This morning I was on my way to work with Kyle after getting Jamba Juice( a. OMG why did I think that was a good idea when it was sooo cold! b. Jamba Juice doesn't seem to have nutrition facts on their website anymore except for one flavor and I can't find anywhere else that has them on the new Breakfast things [I got the Berry Topper].) We were listening to NPR because Kyle broke his ipod and doesn't have a CD player in the car only a tape thing with an adapter. They were talking about Boeing being butthurt about not getting this airforce contract and a bomb aimed a recruitment facility (Which was "not terrorism"... presumably because it was white US citizens doing it not Arabs). Of course then they moved on to the Israeli/Palestinian conflict and people's sons being killed and women being afraid to sleep at night and suddenly I remembered something interesting from my previous night's reading.
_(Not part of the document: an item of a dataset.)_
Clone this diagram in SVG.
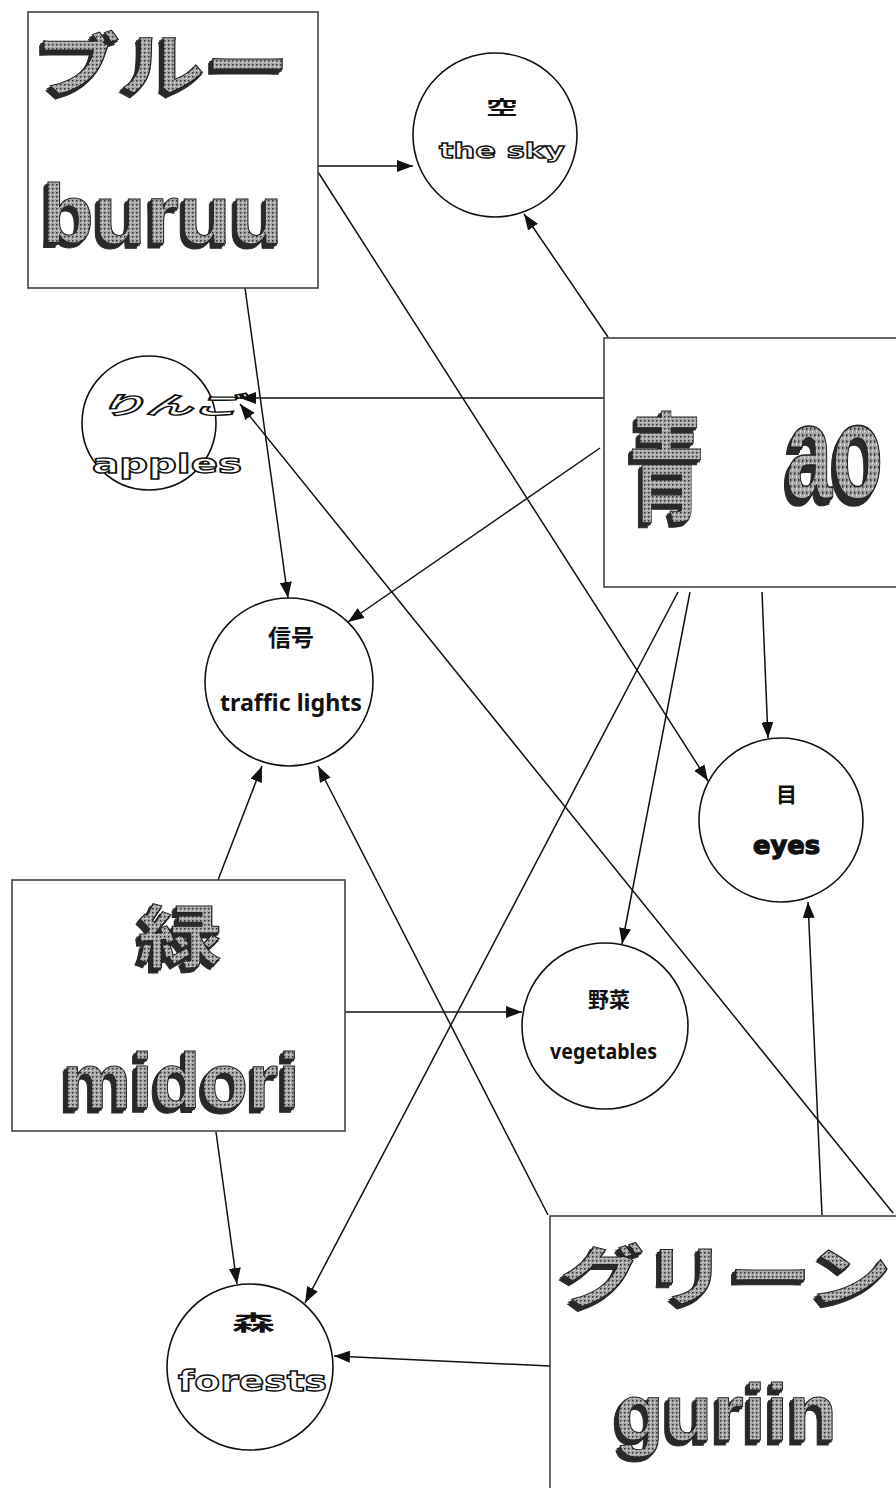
<svg xmlns="http://www.w3.org/2000/svg" width="896" height="1488" viewBox="0 0 896 1488">
<style>
.box{fill:#fff;stroke:#444;stroke-width:1.6}
.circ{fill:#fff;stroke:#111;stroke-width:1.6}
.edge{stroke:#111;stroke-width:1.5;fill:none;marker-end:url(#arr)}
.wa{font-family:"Liberation Sans","Noto Sans CJK JP",sans-serif;font-weight:bold;fill:url(#speck);stroke:#222;stroke-width:1;filter:url(#ext)}
.waj{font-family:"Noto Sans CJK JP",sans-serif;font-weight:bold;fill:url(#speck);stroke:#222;stroke-width:1;filter:url(#ext)}
.ol{font-family:"DejaVu Sans","Noto Sans CJK JP",sans-serif;font-weight:bold;fill:#fff;stroke:#111;stroke-width:1.3}
.jp{font-family:"Noto Sans CJK JP",sans-serif;font-weight:bold;fill:#111}
.lb{font-family:"Noto Sans","Open Sans",sans-serif;font-weight:bold;fill:#111}
</style>
<defs>
<marker id="arr" markerUnits="userSpaceOnUse" markerWidth="18" markerHeight="14" refX="16" refY="6" orient="auto">
<path d="M0,0 L16,6 L0,12 z" fill="#111"/>
</marker>
<pattern id="speck" width="4" height="4" patternUnits="userSpaceOnUse">
<rect width="4" height="4" fill="#a8a8a8"/>
<rect x="0" y="0" width="1.5" height="1.5" fill="#333"/>
<rect x="2" y="2" width="1" height="1" fill="#eee"/>
</pattern>
<filter id="ext" x="-10%" y="-5%" width="112%" height="120%">
<feFlood flood-color="#2a2a2a" result="f"/>
<feComposite in="f" in2="SourceAlpha" operator="in" result="dark"/>
<feOffset in="dark" dx="-1.5" dy="1.5" result="o1"/>
<feOffset in="dark" dx="-3" dy="3" result="o2"/>
<feOffset in="dark" dx="-4.5" dy="4.5" result="o3"/>
<feMerge><feMergeNode in="o3"/><feMergeNode in="o2"/><feMergeNode in="o1"/><feMergeNode in="SourceGraphic"/></feMerge>
</filter>
</defs>
<rect width="896" height="1488" fill="#fff"/>

<g id="connectors">
<line class="edge" x1="318" y1="166" x2="413" y2="166"/>
<line class="edge" x1="318" y1="172" x2="708" y2="781"/>
<line class="edge" x1="245" y1="288" x2="288" y2="598"/>
<line class="edge" x1="608" y1="337" x2="524" y2="214"/>
<line class="edge" x1="604" y1="398" x2="240" y2="398"/>
<line class="edge" x1="600" y1="448" x2="348" y2="622"/>
<line class="edge" x1="762" y1="592" x2="768" y2="738"/>
<line class="edge" x1="690" y1="592" x2="622" y2="944"/>
<line class="edge" x1="678" y1="592" x2="305" y2="1303"/>
<line class="edge" x1="218" y1="880" x2="262" y2="766"/>
<line class="edge" x1="345" y1="1012" x2="522" y2="1012"/>
<line class="edge" x1="216" y1="1132" x2="237" y2="1284"/>
<line class="edge" x1="548" y1="1215" x2="318" y2="766"/>
<line class="edge" x1="822" y1="1215" x2="808" y2="902"/>
<line class="edge" x1="550" y1="1366" x2="334" y2="1356"/>
<line class="edge" x1="893" y1="1213" x2="240" y2="404"/>
</g>

<g id="buruu">
<rect class="box" x="28" y="12" width="290" height="276"/>
<text class="waj" x="35" y="90" font-size="68" textLength="255" lengthAdjust="spacingAndGlyphs">ブルー</text>
<text class="wa" x="42" y="243" font-size="84" textLength="241" lengthAdjust="spacingAndGlyphs">buruu</text>
</g>

<g id="sky">
<circle class="circ" cx="495" cy="135" r="82"/>
<text class="jp" x="486" y="115" font-size="19" textLength="32" lengthAdjust="spacingAndGlyphs">空</text>
<text class="ol" x="439" y="158" font-size="22" textLength="126" lengthAdjust="spacingAndGlyphs">the sky</text>
</g>

<g id="ao">
<rect class="box" x="604" y="338" width="300" height="249"/>
<text class="waj" x="628" y="512" font-size="118" textLength="77" lengthAdjust="spacingAndGlyphs">青</text>
<text class="wa" transform="translate(786,498) scale(1,1.6)" x="0" y="0" font-size="84" textLength="97" lengthAdjust="spacingAndGlyphs">ao</text>
</g>

<g id="apples">
<circle class="circ" cx="149" cy="423" r="67"/>
<text class="ol" x="98" y="414" font-size="24" font-style="italic" textLength="142" lengthAdjust="spacingAndGlyphs">りんご</text>
<text class="ol" x="92" y="473" font-size="26" textLength="150" lengthAdjust="spacingAndGlyphs">apples</text>
</g>

<g id="traffic">
<circle class="circ" cx="289" cy="682" r="84"/>
<text class="jp" x="268" y="646" font-size="23" textLength="46" lengthAdjust="spacingAndGlyphs">信号</text>
<text class="lb" x="220" y="711" font-size="24" textLength="142" lengthAdjust="spacingAndGlyphs">traffic lights</text>
</g>

<g id="eyes">
<circle class="circ" cx="781" cy="820" r="82"/>
<text class="jp" x="776" y="802" font-size="21" textLength="21" lengthAdjust="spacingAndGlyphs">目</text>
<text class="ol" x="753" y="854" font-size="24" textLength="67" lengthAdjust="spacingAndGlyphs" style="fill:#111">eyes</text>
</g>

<g id="midori">
<rect class="box" x="12" y="880" width="333" height="251"/>
<text class="waj" x="138" y="962" font-size="68" textLength="84" lengthAdjust="spacingAndGlyphs">緑</text>
<text class="wa" x="62" y="1108" font-size="77" textLength="238" lengthAdjust="spacingAndGlyphs">midori</text>
</g>

<g id="vegetables">
<circle class="circ" cx="605" cy="1026" r="83"/>
<text class="jp" x="588" y="1007" font-size="21" textLength="42" lengthAdjust="spacingAndGlyphs">野菜</text>
<text class="lb" x="550" y="1059" font-size="22" textLength="107" lengthAdjust="spacingAndGlyphs">vegetables</text>
</g>

<g id="forests">
<circle class="circ" cx="250" cy="1367" r="83"/>
<text class="jp" x="232" y="1330" font-size="21" textLength="43" lengthAdjust="spacingAndGlyphs">森</text>
<text class="ol" x="178" y="1391" font-size="28" textLength="149" lengthAdjust="spacingAndGlyphs">forests</text>
</g>

<g id="guriin">
<rect class="box" x="550" y="1216" width="360" height="290"/>
<text class="waj" x="560" y="1300" font-size="66" textLength="332" lengthAdjust="spacingAndGlyphs">グリーン</text>
<text class="wa" x="615" y="1440" font-size="80" textLength="222" lengthAdjust="spacingAndGlyphs">guriin</text>
</g>
</svg>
sophia_helix lent me the first volume of Y: The Last Man recently and last night I read it (quite interesting by the way). The basic premise of the series is that one day everything male (human or animal) dies suddenly en mass (except one guy and his monkey). Well the aspect of the story that I started thinking about this morning was the plotline of an very militant woman in the Israeli army who becomes the head of it when everyone above her dies, and that since basically Israel is the only country with a military left after the men all die, she basically just starts taking over. The people start getting dissatisfied with this, enough is enough, but she claims they need more of a "buffer zone". Now this is hardly the first time I've head the term, or even the first time I've heard it in relation to the Israeli/Palestinian issue. But somehow the combination of these factors made my brain connect it to Babylon 5 and Narn/Centauri conflict.
The Centauri use the excuse of a buffer zone for almost all of their military actions, especially against the Narn. And as soon as that connection was made in my brain I definitely felt like the political situation warranted looking at with the lens of Jewish history (after all Babylon 5 has a lot of Jewish references and influences)... but I felt like it was odd that the Centauri (especially when they were being so badly behaved) would be characterized as Israel (Given the other examples of Jews in the show... not because the Israelis don't have a lot of blood on their hands). But then of course I realize that the Narns really better exemplify Jewish History and Israel's militant state. They were enslaved for 100 years (Egypt anyone), executed en mass( You can bet they say "Never Again"), and as a result have become fanatically militant and sort of hard to be around. I don't think that it's a direct allegory. I think it's much more generalized and thematic, but I do think that there is some sort of suggestion in the show's handling of the Centauri/Narn conflict and particularly in G'Kar's transformation. I haven't finished the series yet (I'm still about halfway through season 4) but I really do feel like the idea that the desire to destroy the other will destroy you and the only way for either to survive is to help each other... even if the scars never heal and there is no love lost between you.
(No cuts because most of this is terribly general and/or is something revealed in the first episode/volume... and because I think this should be of interest [or create interest] in people who aren't familiar with either canon.)